*SHORT PROBLEM*: Set the listing down again in full, word for word, with the pictures left out.

[Start]

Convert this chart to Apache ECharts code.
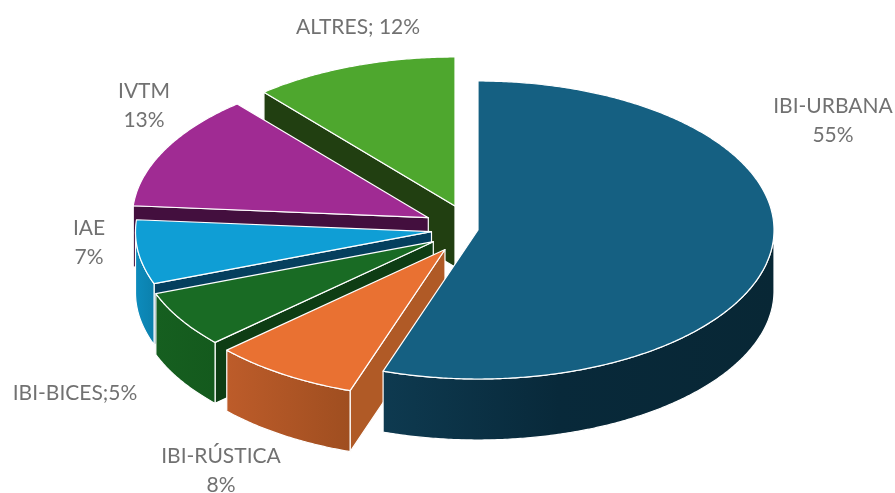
<!DOCTYPE html>
<html>
<head>
<meta charset="utf-8">
<style>html,body{margin:0;padding:0;background:#fff}#c{width:895px;height:493px}</style>
<script src="https://cdn.jsdelivr.net/npm/echarts@6/dist/echarts.min.js"></script>
</head>
<body>
<div id="c"></div>
<script>
// DATA
const categories = ['IBI-URBANA', 'IBI-RÚSTICA', 'IBI-BICES', 'IAE', 'IVTM', 'ALTRES'];
const values = [55, 8, 5, 7, 13, 12];
const labelSeparators = ['\n', '\n', ';', '\n', '\n', '; '];

// STYLE
const topColors = ['#156082', '#E97132', '#196B24', '#0F9ED5', '#A02B93', '#4EA72E'];
const radialWallColors = ['#0b3448', '#b05a26', '#0e3d14', '#053f5e', '#430f3e', '#213f11'];
const outerWallStops = [
  [[0, '#0e3a50'], [0.45, '#08293a'], [1, '#082735']],
  [[0, '#bd5c2a'], [1, '#9f4e20']],
  [[0, '#165f20'], [1, '#145a1d']],
  [[0, '#0d8cbd'], [1, '#0b80ac']],
  [[0, '#6d1d64'], [1, '#6d1d64']],
  [[0, '#35721f'], [1, '#35721f']]
];

// LAYOUT
const center = [478, 230];
const radiusX = 296, radiusY = 149, depth = 61;
const explodeX = [0, -33, -44.7, -46.5, -49.7, -23];
const explodeY = [0, 19.5, 11.7, 1.7, -12.3, -24];
// perspective shift of each slice boundary, in degrees
const boundaryShift = [0, 0.7, 0.7, 4.8, 4.6, 3.0, 0];
const labelX = [833, 221, 75, 89, 144, 358];
const labelY = [120.5, 471, 393, 243, 106, 27];
const drawOrder = [5, 4, 3, 2, 1, 0];

const total = values.reduce((a, b) => a + b, 0);
const bounds = [0];
values.forEach((v, i) => bounds.push(bounds[i] + v / total * 360));

function rim(cx, cy, deg) {
  const t = deg * Math.PI / 180;
  return [cx + radiusX * Math.sin(t), cy - radiusY * Math.cos(t)];
}
function arc(cx, cy, a, b) {
  const pts = [];
  const n = Math.max(2, Math.ceil(Math.abs(b - a) * 2));
  for (let k = 0; k <= n; k++) pts.push(rim(cx, cy, a + (b - a) * k / n));
  return pts;
}
const edge = { stroke: '#ffffff', lineWidth: 1.2, lineJoin: 'round' };

function renderItem(params) {
  const i = drawOrder[params.dataIndex];
  const cx = center[0] + explodeX[i], cy = center[1] + explodeY[i];
  const a = bounds[i] + boundaryShift[i], b = bounds[i + 1] + boundaryShift[i + 1];
  const children = [];

  // radial wall on the starting edge of the slice
  const s = rim(cx, cy, a);
  if (i !== 0) {
    children.push({
      type: 'polygon',
      shape: { points: [[cx, cy], s, [s[0], s[1] + depth], [cx, cy + depth]] },
      style: Object.assign({ fill: radialWallColors[i] }, edge)
    });
  }
  // outer wall, visible on the front half of the rim
  const wa = Math.max(a, 90), wb = Math.min(b, 270);
  if (wb > wa) {
    const up = arc(cx, cy, wa, wb);
    const down = up.map(p => [p[0], p[1] + depth]).reverse();
    children.push({
      type: 'polygon',
      shape: { points: up.concat(down) },
      style: Object.assign({
        fill: {
          type: 'linear', x: 1, y: 0, x2: 0, y2: 0,
          colorStops: outerWallStops[i].map(c => ({ offset: 1 - c[0], color: c[1] })).reverse()
        }
      }, edge)
    });
  }
  // top face
  children.push({
    type: 'polygon',
    shape: { points: [[cx, cy]].concat(arc(cx, cy, a, b)) },
    style: Object.assign({ fill: topColors[i] }, edge)
  });
  return { type: 'group', children };
}

const labelData = categories.map((c, i) => ({
  name: c,
  value: [labelX[i], labelY[i]],
  label: {
    formatter: c + labelSeparators[i] + values[i] + '%'
  }
}));

const chart = echarts.init(document.getElementById('c'), null, { renderer: 'canvas' });
chart.setOption({
  animation: false,
  backgroundColor: '#ffffff',
  grid: { left: 0, right: 0, top: 0, bottom: 0 },
  xAxis: { type: 'value', min: 0, max: 895, show: false },
  yAxis: { type: 'value', min: 0, max: 493, inverse: true, show: false },
  series: [
    {
      type: 'custom',
      coordinateSystem: 'none',
      renderItem,
      data: drawOrder.map(i => values[i]),
      silent: true,
      z: 2
    },
    {
      type: 'scatter',
      data: labelData,
      symbolSize: 0,
      silent: true,
      z: 3,
      label: {
        show: true,
        position: 'inside',
        color: '#4d4d4d',
        fontFamily: 'Lato',
        fontSize: 21,
        lineHeight: 29,
        align: 'center',
        verticalAlign: 'middle'
      }
    }
  ]
});
</script>
</body>
</html>
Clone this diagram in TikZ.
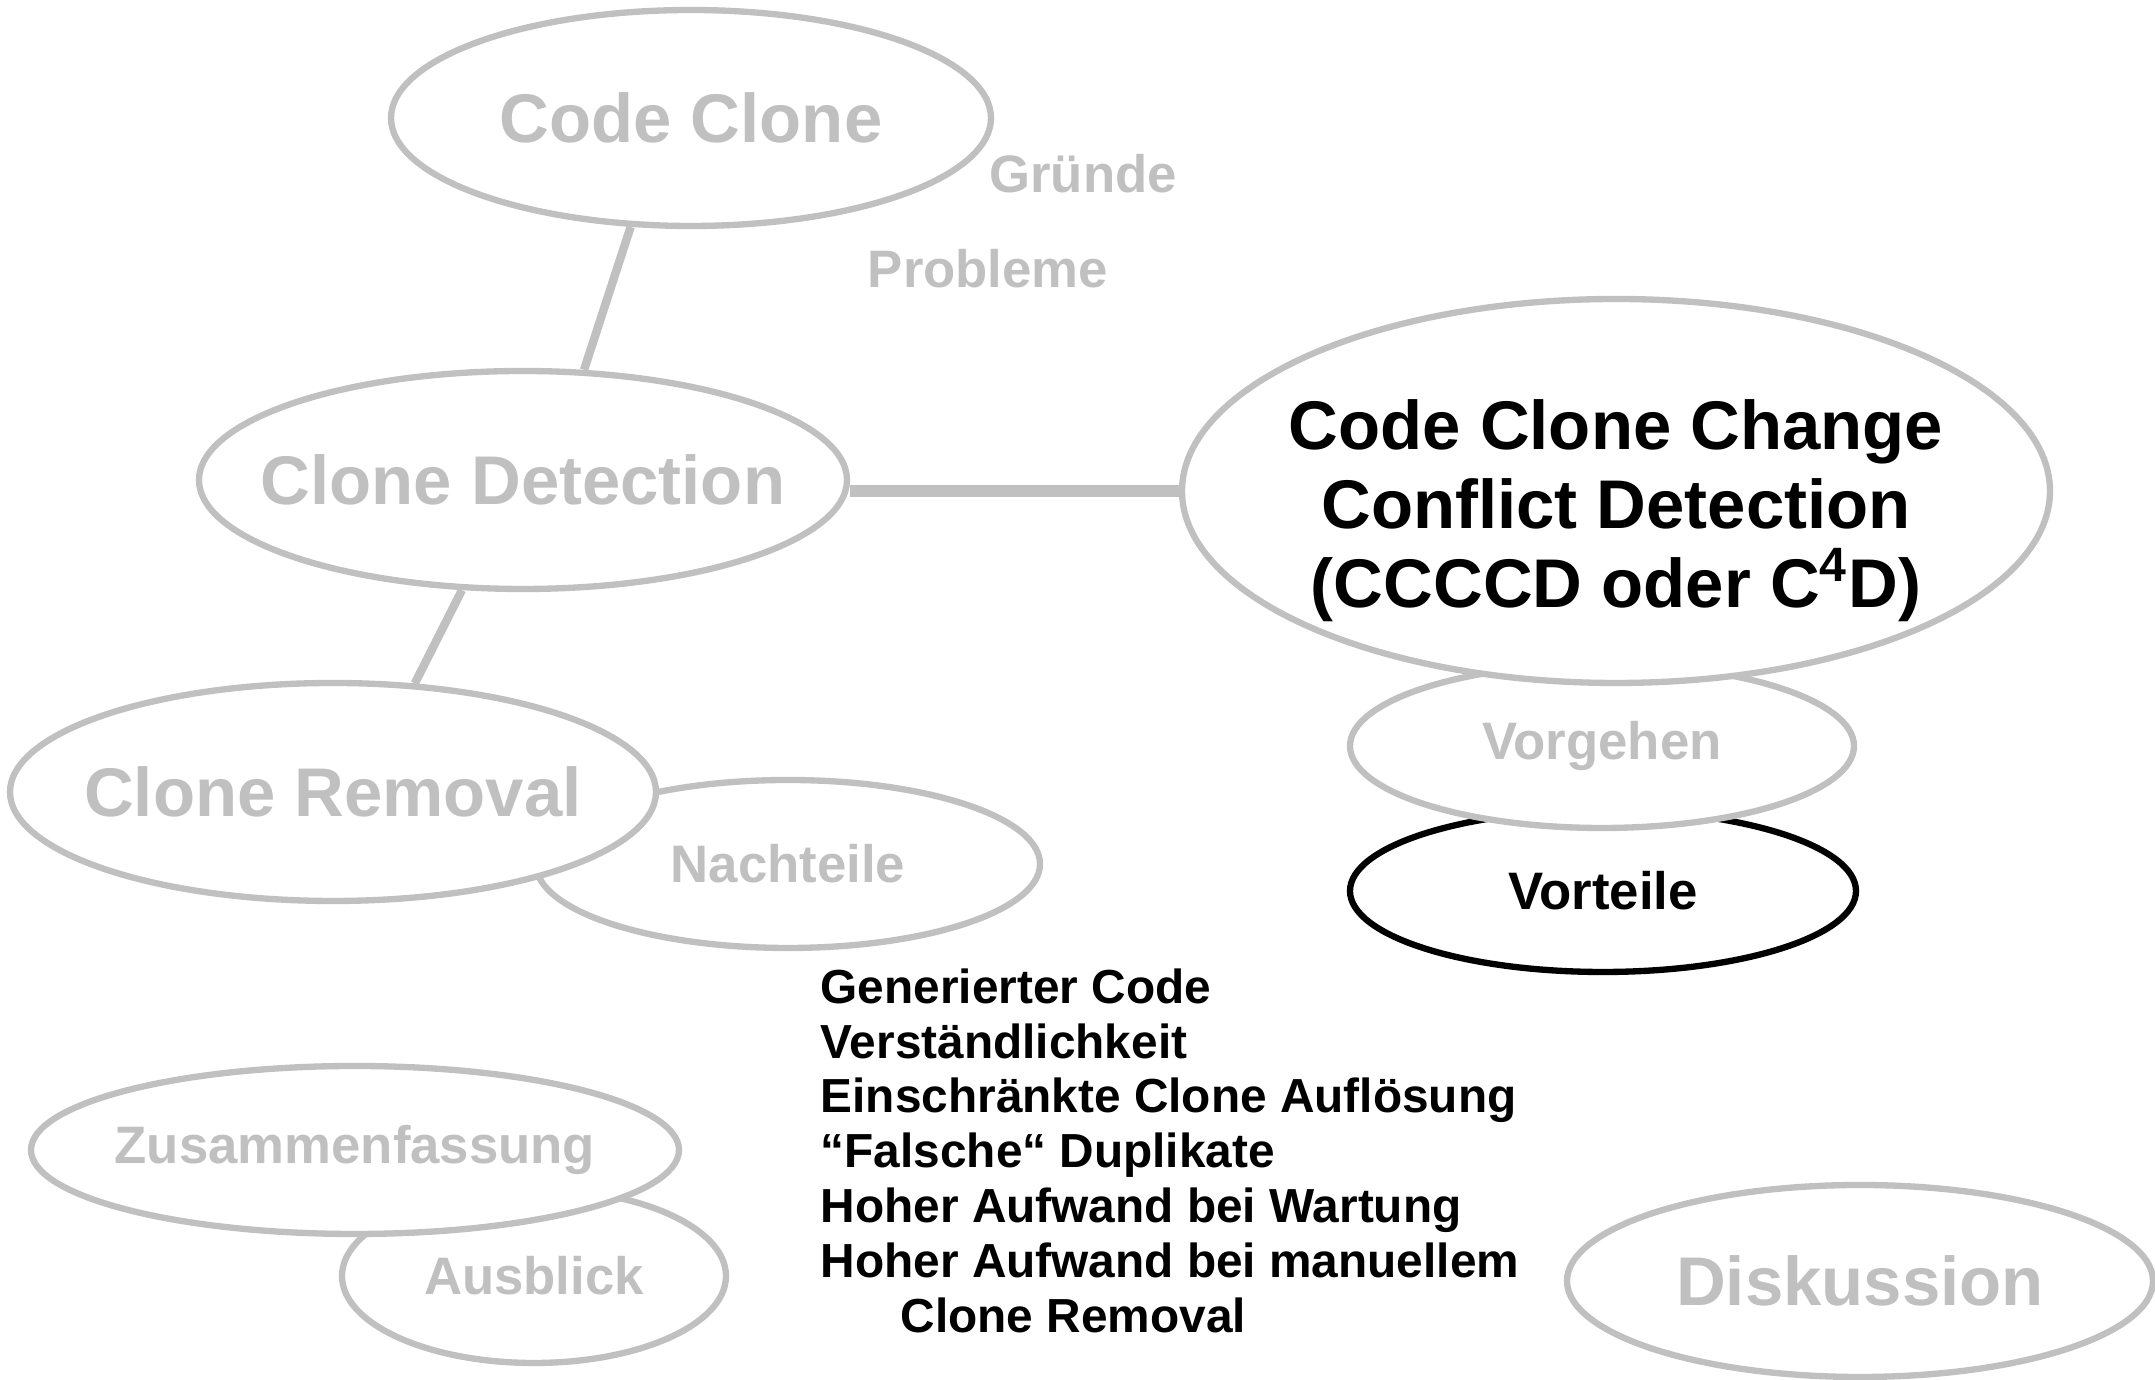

[End]

*TASK RESPONSE*:
Convert this chart to Apache ECharts code.
<!DOCTYPE html>
<html>
<head>
<meta charset="utf-8">
<style>html,body{margin:0;padding:0;background:#fff}#c{width:895px;height:493px}</style>
<script src="https://cdn.jsdelivr.net/npm/echarts@6/dist/echarts.min.js"></script>
</head>
<body>
<div id="c"></div>
<script>
// DATA
const categories = ['IBI-URBANA', 'IBI-RÚSTICA', 'IBI-BICES', 'IAE', 'IVTM', 'ALTRES'];
const values = [55, 8, 5, 7, 13, 12];
const labelSeparators = ['\n', '\n', ';', '\n', '\n', '; '];

// STYLE
const topColors = ['#156082', '#E97132', '#196B24', '#0F9ED5', '#A02B93', '#4EA72E'];
const radialWallColors = ['#0b3448', '#b05a26', '#0e3d14', '#053f5e', '#430f3e', '#213f11'];
const outerWallStops = [
  [[0, '#0e3a50'], [0.45, '#08293a'], [1, '#082735']],
  [[0, '#bd5c2a'], [1, '#9f4e20']],
  [[0, '#165f20'], [1, '#145a1d']],
  [[0, '#0d8cbd'], [1, '#0b80ac']],
  [[0, '#6d1d64'], [1, '#6d1d64']],
  [[0, '#35721f'], [1, '#35721f']]
];

// LAYOUT
const center = [478, 230];
const radiusX = 296, radiusY = 149, depth = 61;
const explodeX = [0, -33, -44.7, -46.5, -49.7, -23];
const explodeY = [0, 19.5, 11.7, 1.7, -12.3, -24];
// perspective shift of each slice boundary, in degrees
const boundaryShift = [0, 0.7, 0.7, 4.8, 4.6, 3.0, 0];
const labelX = [833, 221, 75, 89, 144, 358];
const labelY = [120.5, 471, 393, 243, 106, 27];
const drawOrder = [5, 4, 3, 2, 1, 0];

const total = values.reduce((a, b) => a + b, 0);
const bounds = [0];
values.forEach((v, i) => bounds.push(bounds[i] + v / total * 360));

function rim(cx, cy, deg) {
  const t = deg * Math.PI / 180;
  return [cx + radiusX * Math.sin(t), cy - radiusY * Math.cos(t)];
}
function arc(cx, cy, a, b) {
  const pts = [];
  const n = Math.max(2, Math.ceil(Math.abs(b - a) * 2));
  for (let k = 0; k <= n; k++) pts.push(rim(cx, cy, a + (b - a) * k / n));
  return pts;
}
const edge = { stroke: '#ffffff', lineWidth: 1.2, lineJoin: 'round' };

function renderItem(params) {
  const i = drawOrder[params.dataIndex];
  const cx = center[0] + explodeX[i], cy = center[1] + explodeY[i];
  const a = bounds[i] + boundaryShift[i], b = bounds[i + 1] + boundaryShift[i + 1];
  const children = [];

  // radial wall on the starting edge of the slice
  const s = rim(cx, cy, a);
  if (i !== 0) {
    children.push({
      type: 'polygon',
      shape: { points: [[cx, cy], s, [s[0], s[1] + depth], [cx, cy + depth]] },
      style: Object.assign({ fill: radialWallColors[i] }, edge)
    });
  }
  // outer wall, visible on the front half of the rim
  const wa = Math.max(a, 90), wb = Math.min(b, 270);
  if (wb > wa) {
    const up = arc(cx, cy, wa, wb);
    const down = up.map(p => [p[0], p[1] + depth]).reverse();
    children.push({
      type: 'polygon',
      shape: { points: up.concat(down) },
      style: Object.assign({
        fill: {
          type: 'linear', x: 1, y: 0, x2: 0, y2: 0,
          colorStops: outerWallStops[i].map(c => ({ offset: 1 - c[0], color: c[1] })).reverse()
        }
      }, edge)
    });
  }
  // top face
  children.push({
    type: 'polygon',
    shape: { points: [[cx, cy]].concat(arc(cx, cy, a, b)) },
    style: Object.assign({ fill: topColors[i] }, edge)
  });
  return { type: 'group', children };
}

const labelData = categories.map((c, i) => ({
  name: c,
  value: [labelX[i], labelY[i]],
  label: {
    formatter: c + labelSeparators[i] + values[i] + '%'
  }
}));

const chart = echarts.init(document.getElementById('c'), null, { renderer: 'canvas' });
chart.setOption({
  animation: false,
  backgroundColor: '#ffffff',
  grid: { left: 0, right: 0, top: 0, bottom: 0 },
  xAxis: { type: 'value', min: 0, max: 895, show: false },
  yAxis: { type: 'value', min: 0, max: 493, inverse: true, show: false },
  series: [
    {
      type: 'custom',
      coordinateSystem: 'none',
      renderItem,
      data: drawOrder.map(i => values[i]),
      silent: true,
      z: 2
    },
    {
      type: 'scatter',
      data: labelData,
      symbolSize: 0,
      silent: true,
      z: 3,
      label: {
        show: true,
        position: 'inside',
        color: '#4d4d4d',
        fontFamily: 'Lato',
        fontSize: 21,
        lineHeight: 29,
        align: 'center',
        verticalAlign: 'middle'
      }
    }
  ]
});
</script>
</body>
</html>
Clone this diagram in TikZ.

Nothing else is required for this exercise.